Mind you, Spencer might feel compelled to play things relatively close to the vest if he wants to see things ultimately work out as he and LIV officials hope in the long run. LIV golfers, however, don’t necessarily have to hold back their emotions, and a few offered more pointed reactions are competing in the first round of the LIV Golf Invitational Bangkok on Friday.
“Yeah, I don’t think it really was much of a response,” said Brooks Koepka, who was 20th in the World Ranking in the beginning of June and is now down to 32nd. “I just hate when you sit on the fence. Just pick a side. If it’s yes or no, just pick one. So I’m not a big fan of that. Not to say something to where it’s not really an answer and we’ll think about it. I don’t agree with … just pick a side. If it’s yes, if it’s no, it’s fine, we’ll figure it out from there.”
More vocal was Bryson DeChambeau, who has seen his World Ranking drop from 28th to 48th in the last four months, the lowest it’s been since April 2018.
“They’re delaying the inevitable,” DeChambeau said. “We’ve hit every mark in their criteria, so for us not to get points is kind of crazy with having the top — at least I believe we have the top players in the world. Not all of them, but we certainly believe that there’s enough that are in the top 50, and we deserve to be getting World Ranking points.”

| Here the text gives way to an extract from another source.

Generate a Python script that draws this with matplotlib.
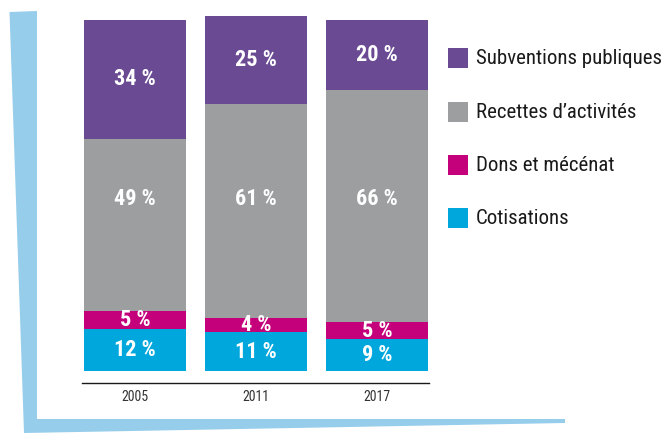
import matplotlib.pyplot as plt
from matplotlib.patches import Polygon, Rectangle
import numpy as np

years = ["2005", "2011", "2017"]
categories = ["Cotisations", "Dons et mécénat", "Recettes d’activités", "Subventions publiques"]
cotisations = [12, 11, 9]
dons = [5, 4, 5]
recettes = [49, 61, 66]
subventions = [34, 25, 20]

colors = ["#00a7dd", "#c4007a", "#9d9ea0", "#6a4a93"]
plt.rcParams["font.family"] = ["Roboto Condensed", "Archivo Narrow", "DejaVu Sans"]

W, H = 669, 433
fig = plt.figure(figsize=(W / 100, H / 100), dpi=100)

# light blue decorative corner frame (pixel coords, y from top)
frame = [(9.5, 12), (37, 11), (37, 419), (565, 419), (565, 423), (24, 433)]
fig.add_artist(Polygon([(x / W, 1 - y / H) for x, y in frame], closed=True,
                       facecolor="#96cdeb", edgecolor="none",
                       transform=fig.transFigure))

# axes placed so that the baseline runs from x=82 to x=429 at y=383
ax = fig.add_axes([82 / W, 1 - 383 / H, (429 - 82) / W, (383 - 13) / H])
x = np.arange(len(years))
width = 102 / 121

series = [cotisations, dons, recettes, subventions]
bottom = np.zeros(len(years))
for i, (vals, col) in enumerate(zip(series, colors)):
    vals = np.array(vals, dtype=float)
    ax.bar(x, vals, width, bottom=bottom, color=col, linewidth=0)
    for xi, b, v in zip(x, bottom, vals):
        # the big grey labels sit on one common line in the original
        ly = 49 if i == 2 else b + v / 2
        ax.text(xi, ly, f"{int(v)} %", ha="center", va="center",
                color="white", fontsize=16, fontweight="bold")
    bottom += vals

ax.set_xlim(-width / 2 - 2 / 121, 2 + width / 2 + 1 / 121)
ax.set_ylim(-12 / 3.53, 100 + 5 / 3.53 + 0.5)
for s in ["top", "left", "right"]:
    ax.spines[s].set_visible(False)
ax.spines["bottom"].set_linewidth(1.0)
ax.spines["bottom"].set_color("#1a1a1a")
ax.set_yticks([])
ax.set_xticks(x)
ax.set_xticklabels(years, fontsize=10, color="#333333")
ax.tick_params(axis="x", length=0, pad=5)

# legend (top to bottom)
rows_y = [58, 112, 165, 218]
for yy, cat, col in zip(rows_y, categories[::-1], colors[::-1]):
    fig.add_artist(Rectangle((448 / W, 1 - (yy + 10) / H), 20 / W, 20 / H,
                             facecolor=col, edgecolor="none",
                             transform=fig.transFigure))
    fig.text(476 / W, 1 - yy / H, cat, ha="left", va="center",
             fontsize=15, color="#1a1a1a")

fig.savefig("out.png", dpi=100)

DeChambeau then continued: “When they keep holding it back, they’re going to just keep playing a waiting game where we’re going to keep dropping down in the rankings to where our points won’t ever matter. That’s what they’re trying to accomplish, and I hope that people can see right through that rather than believe the lies that they’ve been told. From my perspective, I think we deserve points.”
While DeChambeau says that LIV Golf hits all the criteria for OWGR acceptance, others familiar with the OWGR review process contend the circuit actually doesn’t under its present structure. Among the areas it would appear to be lacking are 36-hole cuts, field sizes on average of 75 players over a course of a season, open annual qualifying school and and reasonable access for local and regional players at each of its tournaments (i.e. Monday qualifiers).
Opinions vary on whether LIV events should get points. Even one of LIV’s biggest critics, Rory McIlroy, thinks the tour has a case to be recognized in some fashion.
“I certainly would want the best players in the world ranked accordingly,” McIlroy said last week while playing in the Alfred Dunhill Links Championship. “I think if Dustin Johnson is somewhere around 100th in the world then it’s not an accurate reflection of where he is in the game.”
That said, McIlroy believes that LIV Golf shouldn’t be given special treatment, but rather needs to follow the specific process in place to receive accreditation.
“You can’t make up your own rules. If they want to pivot to meet the criteria, they can … I certainly have no problem with them getting World Ranking points, at all,” McIlroy said. “But if you don’t meet the criteria, it’s going to be hard to justify why you should have them.”